How often are we told as doctors? You can’t do this. Don’t do that.

We are sometimes made to feel as if we are two-year-olds.

Now for the good news. An article published by Victor Cotton, MD, JD* pushes the opposite position. Curbside consults. If you follow the basics, you’re on safe ground. A breath of fresh air.

As a neurosurgical resident, we were cautioned to avoid curbside consults. Attending physicians admonished us to get the formal consult. At Ben Taub County Hospital, our service was busy. The internal medicine service was busy. Everyone was busy. The one commodity we did not have was time.

I was forced to use the following strategy to coax an internist to see my patient – one suffering from a head injury, in the Neuro-ICU, with a gazillion lines penetrating his skin and a blood sugar of 450.

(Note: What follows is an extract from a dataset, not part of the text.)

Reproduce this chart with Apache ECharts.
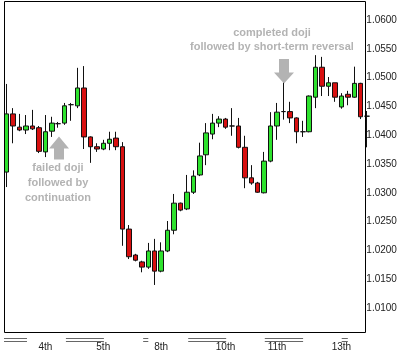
<!DOCTYPE html>
<html>
<head>
<meta charset="utf-8">
<script src="https://cdn.jsdelivr.net/npm/echarts@6/dist/echarts.min.js"></script>
<style>
html,body{margin:0;padding:0;background:#fff;}
#chart{width:400px;height:356px;}
</style>
</head>
<body>
<div id="chart"></div>
<script>
// ---- data ----
const open = [1.0336,1.0437,1.0414,1.0409,1.0416,1.0413,1.0371,1.0407,1.0420,1.0421,
  1.0453,1.0451,1.0482,1.0397,1.0380,1.0376,1.0386,1.0395,1.0380,1.0237,
  1.0192,1.0180,1.0171,1.0199,1.0164,1.0199,1.0235,1.0282,1.0272,1.0301,
  1.0331,1.0366,1.0402,1.0421,1.0428,1.0416,1.0416,1.0379,1.0326,1.0317,
  1.0300,1.0355,1.0416,1.0441,1.0441,1.0430,1.0406,1.0406,1.0466,1.0518,
  1.0485,1.0491,1.0449,1.0471,1.0466,1.0490,1.0433];
const close = [1.0437,1.0416,1.0409,1.0416,1.0411,1.0372,1.0406,1.0421,1.0420,1.0451,
  1.0453,1.0482,1.0397,1.0380,1.0376,1.0386,1.0393,1.0380,1.0237,1.0189,
  1.0183,1.0171,1.0199,1.0164,1.0199,1.0235,1.0282,1.0270,1.0301,1.0329,
  1.0364,1.0404,1.0421,1.0428,1.0414,1.0416,1.0379,1.0326,1.0317,1.0301,
  1.0355,1.0416,1.0440,1.0441,1.0430,1.0406,1.0406,1.0468,1.0518,1.0485,
  1.0491,1.0466,1.0468,1.0466,1.0490,1.0432,1.0433];
const low = [1.0310,1.0386,1.0407,1.0402,1.0409,1.0369,1.0362,1.0397,1.0413,1.0418,
  1.0425,1.0447,1.0376,1.0352,1.0371,1.0374,1.0374,1.0374,1.0208,1.0185,
  1.0181,1.0162,1.0168,1.0140,1.0162,1.0197,1.0228,1.0268,1.0270,1.0298,
  1.0329,1.0348,1.0393,1.0414,1.0411,1.0399,1.0377,1.0308,1.0314,1.0300,
  1.0299,1.0353,1.0392,1.0427,1.0421,1.0386,1.0397,1.0405,1.0447,1.0468,
  1.0468,1.0458,1.0446,1.0452,1.0465,1.0428,1.0379];
const high = [1.0489,1.0447,1.0437,1.0435,1.0444,1.0416,1.0435,1.0432,1.0423,1.0456,
  1.0456,1.0517,1.0520,1.0398,1.0386,1.0392,1.0406,1.0406,1.0388,1.0244,
  1.0194,1.0182,1.0213,1.0220,1.0214,1.0251,1.0298,1.0283,1.0331,1.0339,
  1.0387,1.0421,1.0437,1.0433,1.0430,1.0447,1.0430,1.0399,1.0348,1.0319,
  1.0371,1.0440,1.0456,1.0491,1.0458,1.0431,1.0425,1.0469,1.0539,1.0536,
  1.0501,1.0491,1.0473,1.0477,1.0519,1.0491,1.0442];

// day tick labels and the bar (candle) index each sits under
const dayLabels = ['4th','5th','8th','10th','11th','13th'];
const dayLabelIndex = [6,15,24,34,42,52];

// session bars under the axis, as [from, to] in bar-index units
const sessionBars = [[-0.42,3.15],[9.2,15.1],[21.2,22.0],[28.2,34.1],[40.1,46.05],[52.05,53.0]];

// annotations
const noteRight = ['completed doji','followed by short-term reversal'];
const noteLeft = ['failed doji','followed by','continuation'];

// ---- build ----
const categories = open.map(function(_, i){
  const k = dayLabelIndex.indexOf(i);
  return k >= 0 ? dayLabels[k] : '';
});
const ohlc = open.map(function(o, i){ return [o, close[i], low[i], high[i]]; });

const chart = echarts.init(document.getElementById('chart'), null, {renderer:'canvas'});
const GREEN = '#2ee22e', RED = '#d81010', EDGE = '#111', NOTE = '#b3b3b3';

chart.setOption({
  animation: false,
  backgroundColor: '#fff',
  grid: {left: 3.5, right: 29.65, top: 1, bottom: 19.2, show: false},
  xAxis: {
    type: 'category', data: categories, boundaryGap: true,
    axisLine: {show: false}, axisTick: {show: false}, splitLine: {show: false},
    axisLabel: {interval: 0, margin: 5, color: '#222', fontSize: 10,
      fontFamily: 'Liberation Sans, Arial, sans-serif', hideOverlap: false}
  },
  yAxis: {
    type: 'value', position: 'right', offset: -5, scale: true,
    min: 1.005, max: 1.0633, interval: 0.005,
    axisLine: {show: false}, axisTick: {show: false}, splitLine: {show: false},
    axisLabel: {margin: 1, color: '#222', fontSize: 10, showMinLabel: false, showMaxLabel: false,
      fontFamily: 'Liberation Sans, Arial, sans-serif',
      formatter: function(v){ return v.toFixed(4); }}
  },
  series: [{
    type: 'candlestick', data: ohlc, barWidth: 5,
    itemStyle: {color: GREEN, color0: RED, borderColor: EDGE, borderColor0: EDGE,
      borderColorDoji: EDGE, borderWidth: 1}
  }]
});

// decorations positioned from the axis scale
const p0 = chart.convertToPixel({xAxisIndex: 0}, 0);
const p1 = chart.convertToPixel({xAxisIndex: 0}, 1);
function bx(f){ return p0 + f * (p1 - p0); }

const g = [];
// plot frame
g.push({type: 'rect', shape: {x: 4.5, y: 1.5, width: 361, height: 331},
  style: {fill: null, stroke: '#000', lineWidth: 1}, silent: true, z: 10});
// double session bars
sessionBars.forEach(function(s){
  const a = Math.max(bx(s[0]), 4), b = bx(s[1]);
  [338.5, 341.5].forEach(function(y){
    g.push({type: 'line', shape: {x1: a, y1: y, x2: b, y2: y},
      style: {stroke: '#666', lineWidth: 1}, silent: true});
  });
});
// right annotation
const rx = 272;
noteRight.forEach(function(t, i){
  g.push({type: 'text', style: {text: t, x: rx, y: 33 + i * 13.5, align: 'center', verticalAlign: 'middle',
    textAlign: 'center', textVerticalAlign: 'middle',
    fill: NOTE, font: 'bold 11px "Liberation Sans", Arial, sans-serif'}, silent: true});
});
g.push({type: 'polygon', shape: {points: [[279,59],[289,59],[289,72.5],[294,72.5],[284,83.5],[274,72.5],[279,72.5]]},
  style: {fill: NOTE}, silent: true});
// left annotation
const lx = 58;
noteLeft.forEach(function(t, i){
  g.push({type: 'text', style: {text: t, x: lx, y: 168 + i * 15, align: 'center', verticalAlign: 'middle',
    textAlign: 'center', textVerticalAlign: 'middle',
    fill: NOTE, font: 'bold 11px "Liberation Sans", Arial, sans-serif'}, silent: true});
});
g.push({type: 'polygon', shape: {points: [[59,136.5],[69,148.5],[64,148.5],[64,159.5],[54,159.5],[54,148.5],[49,148.5]]},
  style: {fill: NOTE}, silent: true});

chart.setOption({graphic: g});
</script>
</body>
</html>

“I know you are really busy and I hate to bother you. I have a patient with severe head injury and a blood sugar of 450. Do you give one amp or two amps of insulin?”

“What! Don’t do anything. We’ll see your patient in a matter of moments.”

Mission accomplished. The more stupid I sounded, the easier it was to get a consultant to the patient’s bedside.

That made no sense to me then. It makes no sense to me today.

The article concluded a true curbside consult does not create any actual liability for the consultant. You read that right. And that’s a breath of fresh air. Here’s the article’s definition of a true curbside consult. ALL criteria must be met:

  1. Is informal;
  2. Occurs between two physicians (neither of whom is subordinate to the other);
  3. Involves a consultant who does not have a preexisting doctor-patient relationship with the affected patient and who is not covering for someone who does;
  4. Does not involve an on-call consultant and the care of a patient who is in the emergency room;
  5. Does not involve any contact between the consultant and the patient;
  6. Does not result in the generation of a written report; and,
  7. For which no payment is received.

By the way, the internists mocked me for weeks for my limited knowledge of blood glucose management. Guess who had the last laugh.
*Cotton VR, Legal Risks of “Curbside” Consults, Am J Cardiol. 2010; 106(1):135-8. Epub 2010 May 13.